It’s happened to all of us. You’re entering a public building, just about to let the door swing closed behind you, when you notice someone else approaching the door. Do you stand awkwardly and wait, holding the door, or let it close?
It happened to my friend Helene as she was entering the library. She chose to let the door close. Big mistake.
She walked slowly into the library, deep in thought. What was the name of that author her friend had recommended?
“Thanks for holding the door for me.” Helene heard the words, but they didn’t register as being directed at her. She was still trying to remember the author’s name, or maybe even the title of the book.
“Thanks for holding the door for me,” a little louder. Again, Helene heard the words, but her mind was still wandering through that mystical Land of Titles and Authors.
“Thanks for holding the door for me,” this time loudly enough for Helene to realize it was addressed to her. Absent-mindedly, she answered, “You’re welcome,” and strolled toward the fiction shelves. Only then did what had just happened connect for her.
I was mad about this for days. I’m not sure why I was so annoyed. Helene is one of the sweetest, most gentle and caring people I know, good through and through–and only occasionally a little absent-minded. I was defensive of her, likely.
But a greater irritation grew. When did this courtesy of holding a door for someone become an obligation, a requirement? If it’s expected, it’s no longer a polite gesture, a gift–it’s obligatory, a rule.

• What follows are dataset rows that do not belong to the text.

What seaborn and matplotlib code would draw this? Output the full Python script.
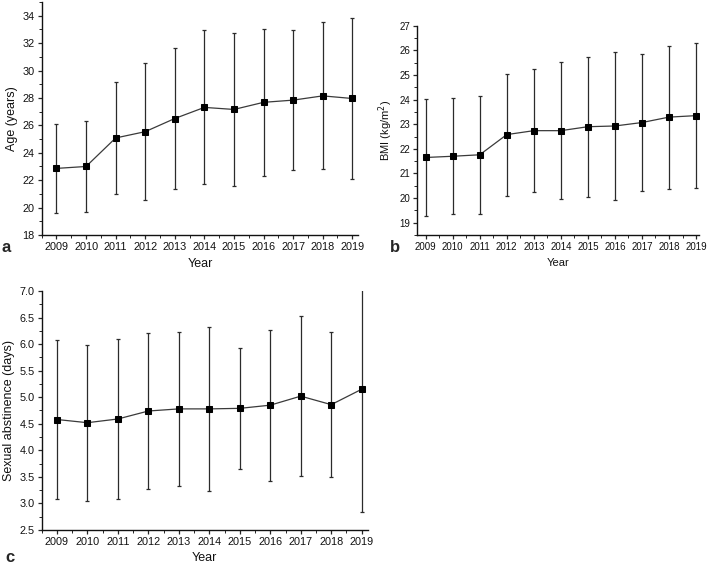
import numpy as np
import pandas as pd
import seaborn as sns
import matplotlib.pyplot as plt
from matplotlib.ticker import MultipleLocator

years = [2009, 2010, 2011, 2012, 2013, 2014, 2015, 2016, 2017, 2018, 2019]

# Panel a: age (years), mean and SD
age_mean = [22.86, 23.0, 25.08, 25.54, 26.5, 27.31, 27.16, 27.68, 27.84, 28.15, 27.96]
age_sd = [3.25, 3.35, 4.1, 4.98, 5.13, 5.62, 5.6, 5.34, 5.11, 5.36, 5.88]

# Panel b: BMI (kg/m2)
bmi_mean = [21.65, 21.70, 21.76, 22.58, 22.74, 22.74, 22.90, 22.93, 23.07, 23.29, 23.35]
bmi_sd = [2.37, 2.35, 2.40, 2.48, 2.50, 2.77, 2.85, 3.00, 2.80, 2.90, 2.94]

# Panel c: sexual abstinence (days)
abst_mean = [4.58, 4.52, 4.59, 4.74, 4.78, 4.78, 4.79, 4.85, 5.02, 4.86, 5.15]
abst_sd = [1.50, 1.47, 1.50, 1.47, 1.45, 1.55, 1.14, 1.42, 1.51, 1.37, 2.31]

sns.set_style("ticks")
plt.rcParams['font.family'] = ['Liberation Sans', 'DejaVu Sans']
plt.rcParams['xtick.direction'] = 'out'
plt.rcParams['ytick.direction'] = 'out'

fig = plt.figure(figsize=(7.08, 5.67), dpi=100)


def panel(rect, mean, sd, ylabel, ylim, xlim, ymajor, tick_fs, lab_fs):
    ax = fig.add_axes(rect)
    df = pd.DataFrame({"Year": years, "val": mean, "sd": sd})
    ax.errorbar(df["Year"], df["val"], yerr=df["sd"], fmt="none",
                ecolor="#2b2b2b", elinewidth=0.9, capsize=1.6, capthick=0.9)
    sns.lineplot(data=df, x="Year", y="val", ax=ax, color="#3a3a3a",
                 linewidth=0.9, marker="s", markersize=5,
                 markerfacecolor="black", markeredgecolor="black")
    ax.set_xlim(*xlim)
    ax.set_ylim(*ylim)
    ax.set_xticks(years)
    ax.set_xticklabels([str(y) for y in years])
    ax.xaxis.set_minor_locator(MultipleLocator(0.5))
    ax.yaxis.set_major_locator(MultipleLocator(ymajor))
    ax.yaxis.set_minor_locator(MultipleLocator(ymajor / 2))
    ax.tick_params(which="major", length=3, width=0.9, labelsize=tick_fs, pad=2,
                   labelcolor="#111111")
    ax.tick_params(which="minor", length=2, width=0.7)
    ax.set_xlabel("Year", fontsize=lab_fs, labelpad=4, color="#111111")
    ax.set_ylabel(ylabel, fontsize=lab_fs, labelpad=3, color="#111111")
    sns.despine(ax=ax)
    for s in ("left", "bottom"):
        ax.spines[s].set_linewidth(1.0)
        ax.spines[s].set_color("#111111")
    return ax


ax_a = panel([0.0589, 0.5855, 0.447, 0.411], age_mean, age_sd, "Age (years)",
             (18, 35), (2008.5, 2019.2), 2, 7.8, 9)
ax_a.yaxis.set_major_formatter(plt.FuncFormatter(lambda v, p: f"{v:.0f}"))

ax_b = panel([0.5894, 0.5855, 0.3975, 0.369], bmi_mean, bmi_sd, "BMI (kg/m$^2$)",
             (18.5, 27), (2008.69, 2019.1), 1, 7, 8)
ax_b.yaxis.set_major_formatter(plt.FuncFormatter(lambda v, p: f"{v:.0f}"))

ax_c = panel([0.0589, 0.0653, 0.4606, 0.4215], abst_mean, abst_sd,
             "Sexual abstinence (days)", (2.5, 7.0), (2008.5, 2019.2), 0.5, 7.8, 9)
ax_c.yaxis.set_major_formatter(plt.FuncFormatter(lambda v, p: f"{v:.1f}"))

fig.text(0.002, 1 - 247 / 567, "a", fontsize=12, fontweight="bold", va="center")
fig.text(390 / 708, 1 - 247 / 567, "b", fontsize=12, fontweight="bold", va="center")
fig.text(0.008, 1 - 558 / 567, "c", fontsize=12, fontweight="bold", va="center")

fig.savefig("out.png", dpi=100)
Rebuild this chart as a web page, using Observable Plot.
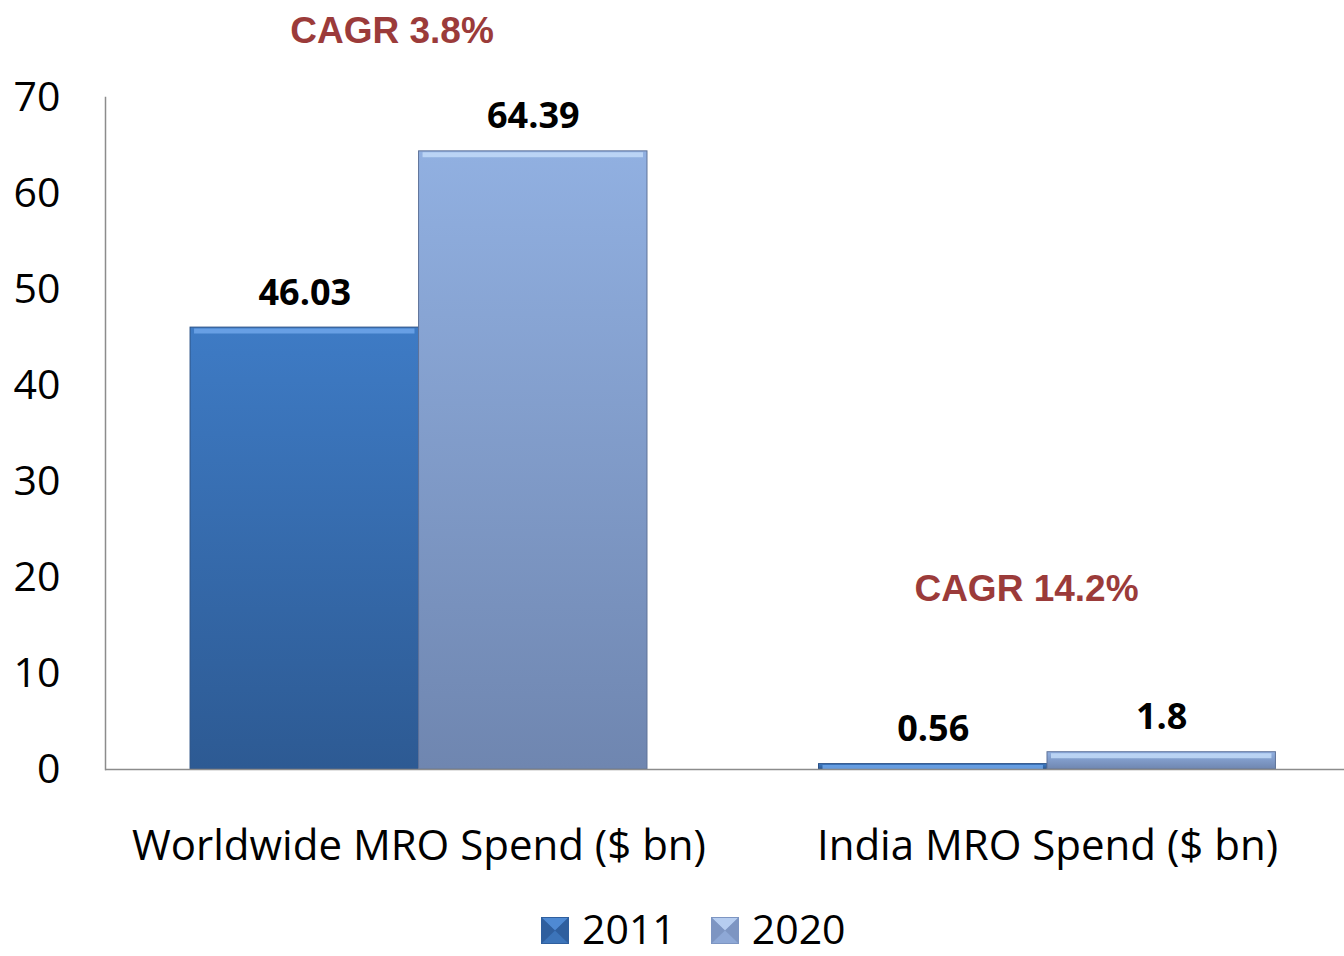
<!DOCTYPE html>
<html>
<head>
<meta charset="utf-8">
<script src="https://cdn.jsdelivr.net/npm/d3@7"></script>
<script src="https://cdn.jsdelivr.net/npm/@observablehq/plot@0.6"></script>
<style>
  html, body { margin: 0; padding: 0; background: #fff; overflow: hidden; }
  #chart svg { display: block; }
  #legend { height: 56px; display: flex; align-items: center; padding-left: 541px;
            font-family: 'Open Sans', sans-serif; font-size: 41px; line-height: normal; color: #000; }
  #legend .item { display: flex; align-items: center; margin-right: 35px; }
  #legend svg { margin-right: 13px; display: block; margin-top: 4px; }
</style>
</head>
<body>
<svg width="0" height="0" style="position:absolute">
  <defs>
    <linearGradient id="g2011" x1="0" y1="0" x2="0" y2="1">
      <stop offset="0" stop-color="#3e7bc5"/>
      <stop offset="1" stop-color="#2d5a93"/>
    </linearGradient>
    <linearGradient id="g2020" x1="0" y1="0" x2="0" y2="1">
      <stop offset="0" stop-color="#91b0e1"/>
      <stop offset="1" stop-color="#6f86b0"/>
    </linearGradient>
  </defs>
</svg>
<div id="chart"></div>
<div id="legend"></div>
<script>
// ---- data ----
const groups = ["Worldwide MRO Spend ($ bn)", "India MRO Spend ($ bn)"];
const years = ["2011", "2020"];
const spend2011 = [46.03, 0.56];
const spend2020 = [64.39, 1.8];
const cagrLabels = ["CAGR 3.8%", "CAGR 14.2%"];
const cagrAt = [75.7, 17.6];           // value-axis anchor of each CAGR note
const yTicks = [0, 10, 20, 30, 40, 50, 60, 70];

const rows2011 = groups.map((g, i) => ({group: g, year: years[0], value: spend2011[i]}));
const rows2020 = groups.map((g, i) => ({group: g, year: years[1], value: spend2020[i]}));
const notes = groups.map((g, i) => ({group: g, label: cagrLabels[i], at: cagrAt[i]}));

const half = 228.5;
const axisColor = "#8c8c8c";
const noteStyle = {x: "group", y: "at", text: "label", lineAnchor: "bottom",
  fontFamily: "'Liberation Sans', Arial, sans-serif", fontSize: 37, fontWeight: "bold", fill: "#9b3b3a"};

const chart = Plot.plot({
  width: 1344,
  height: 900,
  marginLeft: 105,
  marginRight: 0,
  marginTop: 97,
  marginBottom: 131,
  style: {fontFamily: "'Open Sans', sans-serif", background: "white", color: "black", overflow: "visible"},
  x: {domain: groups, paddingInner: 0.2729, paddingOuter: 0.1222, align: 0.5537, round: false, label: null},
  y: {domain: [0, 70], label: null},
  marks: [
    Plot.rectY(rows2011, {x: "group", y: "value", insetRight: half, fill: "url(#g2011)", stroke: "#2a5186", strokeWidth: 1}),
    Plot.rectY(rows2020, {x: "group", y: "value", insetLeft: half, fill: "url(#g2020)", stroke: "#5f7399", strokeWidth: 1}),
    Plot.tickY(rows2011, {x: "group", y: "value", insetLeft: 4, insetRight: half + 4, dy: 3.5, stroke: "#6ea6ea", strokeWidth: 5, strokeOpacity: 0.85}),
    Plot.tickY(rows2020, {x: "group", y: "value", insetLeft: half + 4, insetRight: 4, dy: 3.5, stroke: "#c2dbf8", strokeWidth: 5, strokeOpacity: 0.85}),
    Plot.frame({anchor: "left", stroke: axisColor, strokeWidth: 1.5}),
    Plot.ruleY([0], {stroke: axisColor, strokeWidth: 1.5}),
    Plot.axisY({ticks: yTicks, tickSize: 0, tickPadding: 45, fontSize: 41, tickFormat: d => String(d)}),
    Plot.axisX({tickSize: 0, tickPadding: 61, fontSize: 42}),
    Plot.text(rows2011, {x: "group", y: "value", text: d => String(d.value), dx: -half / 2, dy: -23,
      lineAnchor: "bottom", fontSize: 36, fontWeight: "bold", fill: "black"}),
    Plot.text(rows2020, {x: "group", y: "value", text: d => String(d.value), dx: half / 2, dy: -23,
      lineAnchor: "bottom", fontSize: 36, fontWeight: "bold", fill: "black"}),
    Plot.text(notes.slice(0, 1), {...noteStyle, dx: -27}),
    Plot.text(notes.slice(1), {...noteStyle, dx: -21})
  ]
});
document.getElementById("chart").appendChild(chart);

// ---- legend ----
const swatchColors = {
  "2011": {top: "#4f8ad3", side: "#2f5f9e", bottom: "#3c74b9", mid: "#3a72b8"},
  "2020": {top: "#b6cdf0", side: "#7d95c2", bottom: "#8ea8d6", mid: "#93add9"}
};
const legend = document.getElementById("legend");
years.forEach(y => {
  const c = swatchColors[y];
  const item = document.createElement("div");
  item.className = "item";
  item.innerHTML =
    `<svg width="28" height="27" viewBox="0 0 28 27">
       <rect x="0" y="0" width="28" height="27" fill="${c.mid}"/>
       <polygon points="0,0 28,0 14,13.5" fill="${c.top}"/>
       <polygon points="0,27 28,27 14,13.5" fill="${c.bottom}"/>
       <polygon points="0,0 0,27 14,13.5" fill="${c.side}"/>
       <polygon points="28,0 28,27 14,13.5" fill="${c.side}"/>
       <rect x="0.5" y="0.5" width="27" height="26" fill="none" stroke="${c.side}" stroke-width="1"/>
     </svg><span>${y}</span>`;
  legend.appendChild(item);
});
</script>
</body>
</html>
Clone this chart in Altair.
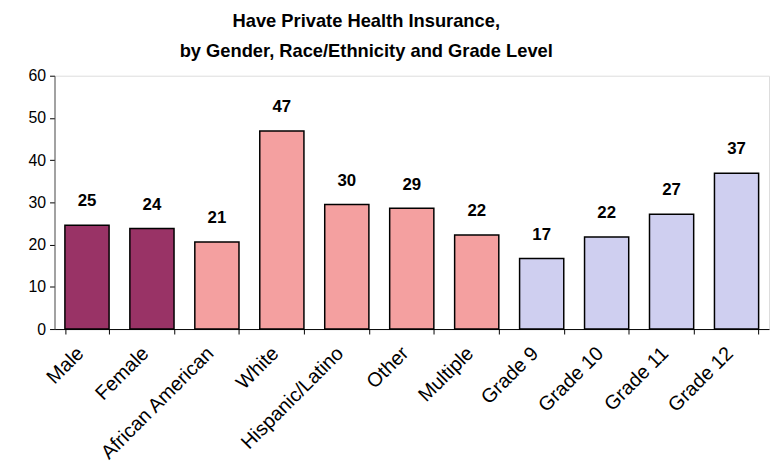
import altair as alt
import pandas as pd

categories = ["Male", "Female", "African American", "White", "Hispanic/Latino",
              "Other", "Multiple", "Grade 9", "Grade 10", "Grade 11", "Grade 12"]
values = [24.6, 23.8, 20.6, 46.9, 29.5, 28.6, 22.3, 16.7, 21.8, 27.2, 36.9]
groups = ["Gender", "Gender", "Race", "Race", "Race", "Race", "Race",
          "Grade", "Grade", "Grade", "Grade"]
group_names = ["Gender", "Race", "Grade"]
group_colors = ["#993366", "#F4A0A0", "#CFCFF0"]
y_ticks = [0, 10, 20, 30, 40, 50, 60]

df = pd.DataFrame({"cat": categories, "val": values, "grp": groups})

FONT = "Liberation Sans"

x_enc = alt.X("cat:N", sort=categories, title=None,
              scale=alt.Scale(paddingInner=0.32, paddingOuter=0.16),
              axis=alt.Axis(labelAngle=-45, labelAlign="right", labelBaseline="top",
                            labelFont=FONT, labelFontSize=20, labelColor="black",
                            labelPadding=9, labelOffset=-14, tickBand="extent",
                            tickSize=5, tickColor="black", domainColor="black",
                            labelLimit=300))
y_enc = alt.Y("val:Q", title=None,
              scale=alt.Scale(domain=[0, 60], nice=False),
              axis=alt.Axis(values=y_ticks, grid=False, tickSize=5, tickColor="black",
                            domainColor="#555555", labelFont=FONT, labelFontSize=16,
                            labelColor="black", labelPadding=4))

bars = alt.Chart(df).mark_bar(stroke="black", strokeWidth=1.5).encode(
    x=x_enc, y=y_enc,
    color=alt.Color("grp:N", scale=alt.Scale(domain=group_names, range=group_colors),
                    legend=None),
)

labels = alt.Chart(df).mark_text(font=FONT, fontSize=17, fontWeight="bold",
                                 baseline="bottom", dy=-15, color="black").encode(
    x=alt.X("cat:N", sort=categories),
    y=alt.Y("val:Q"),
    text=alt.Text("val:Q", format=".0f"),
)

chart = alt.layer(bars, labels).properties(
    width=722, height=256,
    title=alt.TitleParams(
        ["Have Private Health Insurance,", "by Gender, Race/Ethnicity and Grade Level"],
        font=FONT, fontSize=18.5, fontWeight="bold", lineHeight=31,
        anchor="middle", dx=-46, offset=7, color="black"),
    autosize=alt.AutoSizeParams(type="none"),
    padding={"left": 47, "top": 66, "right": 2, "bottom": 142},
).configure_view(stroke=None).configure(background="white")

chart.save("out.html", embed_options={"renderer": "svg", "actions": False})
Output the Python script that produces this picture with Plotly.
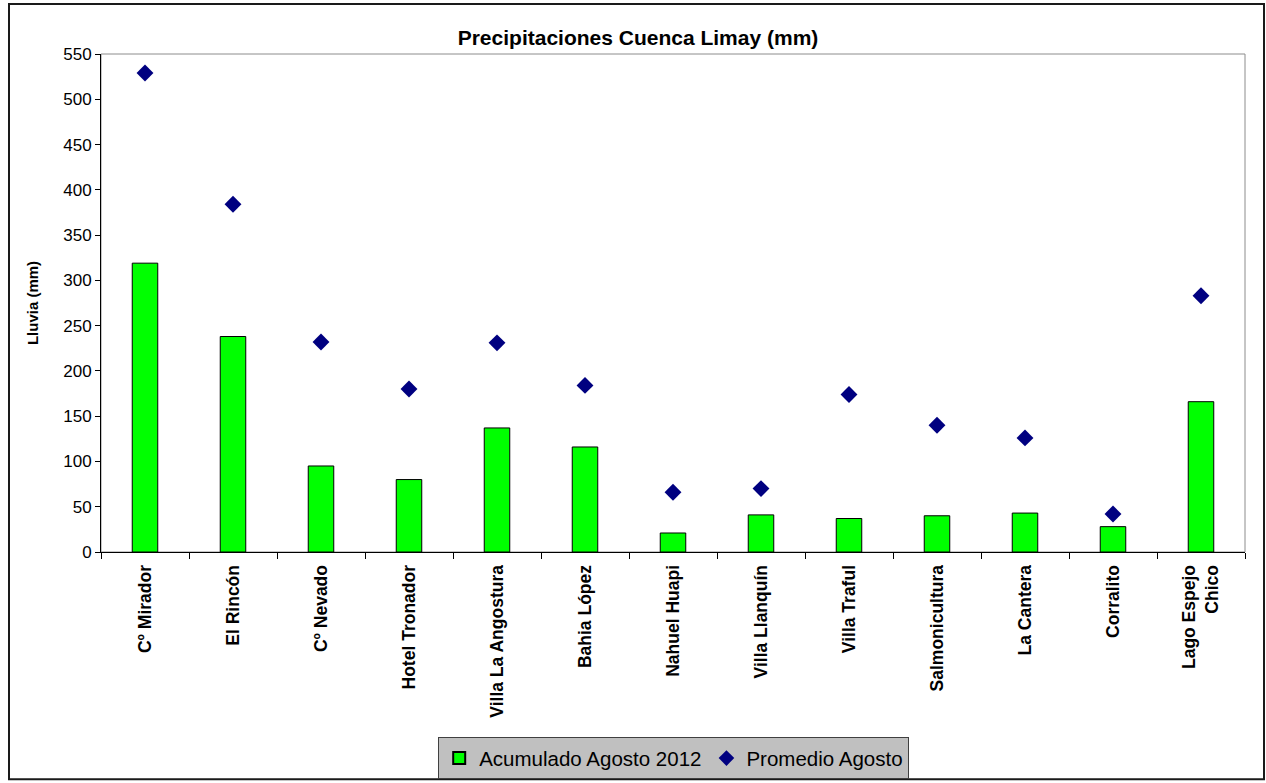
import plotly.graph_objects as go

# Estaciones de la cuenca del río Limay
estaciones = [
    "Cº Mirador", "El Rincón", "Cº Nevado", "Hotel Tronador",
    "Villa La Angostura", "Bahia López", "Nahuel Huapi", "Villa Llanquín",
    "Villa Traful", "Salmonicultura", "La Cantera", "Corralito",
    "Lago Espejo<br>Chico",
]
# Precipitación acumulada en agosto 2012 (mm)
acumulado_ago_2012 = [319, 238, 95, 80, 137, 116, 21, 41, 37, 40, 43, 28, 166]
# Promedio histórico de agosto (mm)
promedio_agosto = [529, 384, 232, 180, 231, 184, 66, 70, 174, 140, 126, 42, 283]

y_ticks = list(range(0, 551, 50))

FONT = "Arial, Liberation Sans, sans-serif"

W, H = 1266, 783
L, R, T, B = 101, 21, 54, 230.5
pw, ph = W - L - R, H - T - B


def px_x(x):
    return (x - L) / pw


def px_y(y):
    return (H - B - y) / ph


fig = go.Figure()
fig.add_trace(go.Bar(
    x=estaciones, y=acumulado_ago_2012, name="Acumulado Agosto 2012",
    width=0.29, marker=dict(color="#00FF00", line=dict(color="#000000", width=1)),
))
fig.add_trace(go.Scatter(
    x=estaciones, y=promedio_agosto, name="Promedio Agosto", mode="markers",
    marker=dict(symbol="diamond", size=13, color="#000080",
                line=dict(width=0)),
))

shapes = [
    # marco exterior del gráfico
    dict(type="rect", xref="paper", yref="paper",
         x0=px_x(9), x1=px_x(1264), y0=px_y(780), y1=px_y(4),
         line=dict(color="#1a1a1a", width=2), layer="below"),
    # borde gris del área de trazado
    dict(type="rect", xref="paper", yref="paper", x0=0, x1=1, y0=0, y1=1,
         line=dict(color="#8c8c8c", width=1), layer="below"),
]

fig.update_layout(
    width=W, height=H,
    margin=dict(l=L, r=R, t=T, b=B, pad=0, autoexpand=False),
    paper_bgcolor="white", plot_bgcolor="white",
    font=dict(family=FONT, color="#000000"),
    title=dict(text="<b>Precipitaciones Cuenca Limay (mm)</b>",
               x=638 / W, xanchor="center", xref="container",
               y=1 - 38 / H, yanchor="middle", yref="container",
               font=dict(size=21, family=FONT, color="#000000")),
    shapes=shapes,
    showlegend=True,
    legend=dict(orientation="h", x=px_x(673.7), xanchor="center",
                y=px_y(780), yanchor="bottom",
                bgcolor="#C0C0C0", bordercolor="#404040", borderwidth=1,
                font=dict(size=20.5, family=FONT, color="#000000"),
                itemsizing="constant", tracegroupgap=0),
    bargap=0.71,
)

fig.update_xaxes(
    type="category", range=[-0.5, len(estaciones) - 0.5], autorange=False,
    tickangle=-90, tickson="boundaries", automargin=False,
    ticks="outside", ticklen=6, tickcolor="#000000", ticklabelstandoff=5,
    showline=True, linecolor="#000000", linewidth=1,
    showgrid=False, zeroline=False,
    tickfont=dict(size=17.5, family=FONT, color="#000000", weight="bold"),
)
fig.update_yaxes(
    range=[0, 550], autorange=False, automargin=False,
    tickvals=y_ticks, ticktext=[str(v) for v in y_ticks],
    ticks="outside", ticklen=5, tickcolor="#000000",
    showline=True, linecolor="#000000", linewidth=1,
    showgrid=False, zeroline=False,
    tickfont=dict(size=17, family=FONT, color="#000000"),
    title=dict(text="<b>Lluvia (mm)</b>", standoff=20,
               font=dict(size=15, family=FONT, color="#000000")),
)

fig.write_html("out.html")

And then I realized my real concern. I use the same library. I walk through those same doors once or twice a week, and I’m often preoccupied with my reason for being there. That woman is still out there and could come after me. I had to be ready!
So how will I answer the Courtesy Patrol Person when it’s only a matter of time before she corners me?
“Oh my gosh, you poor soul! (my hand on her arm) Did I neglect to hold the door for you? What an injustice that was! (hand to my forehead) How could I have been so insensitive? (both arms stretched out above my head) How can you ever forgive me? I will regret this forever!”
Yes, maybe too cynical.
Well, how about, “Guten tag! Ich bin eine Deutschlander. Sprechen sie Deutsch?” (with a quizzical and friendly grin)
Or even, (looking at my watch), “Ah, I think you might be mistaken. It’s not quite the hour when door holding is required. I think that starts at 4:15 p.m. That’s all right (patting her back), don’t feel bad–sometimes I confuse those starting times, too! It’s a lot to remember, isn’t it?”
Or maybe, “Hmmmm….(moving closer to look at her carefully). You look just like–you ARE! You’re Henrietta! Remember me? We served on that committee together! Wasn’t that a hoot? You look like you’ve lost weight–and I love the way yhou’re wearing your hair now! Who does it? (do not give her time to answer, important to talk rapidly, not give her a chance to interrupt) Do you ever see the old gang? Remember the night after the gala when we–no, don’t worry (wink, wink). I won’t tell a soul! So good to see you! Let’s get together some time and catch up!” (leave quickly)
In the end, I might simply go with Helene’s reply, “You’re welcome!” And then I’ll add (with a smile), “It was nothing!”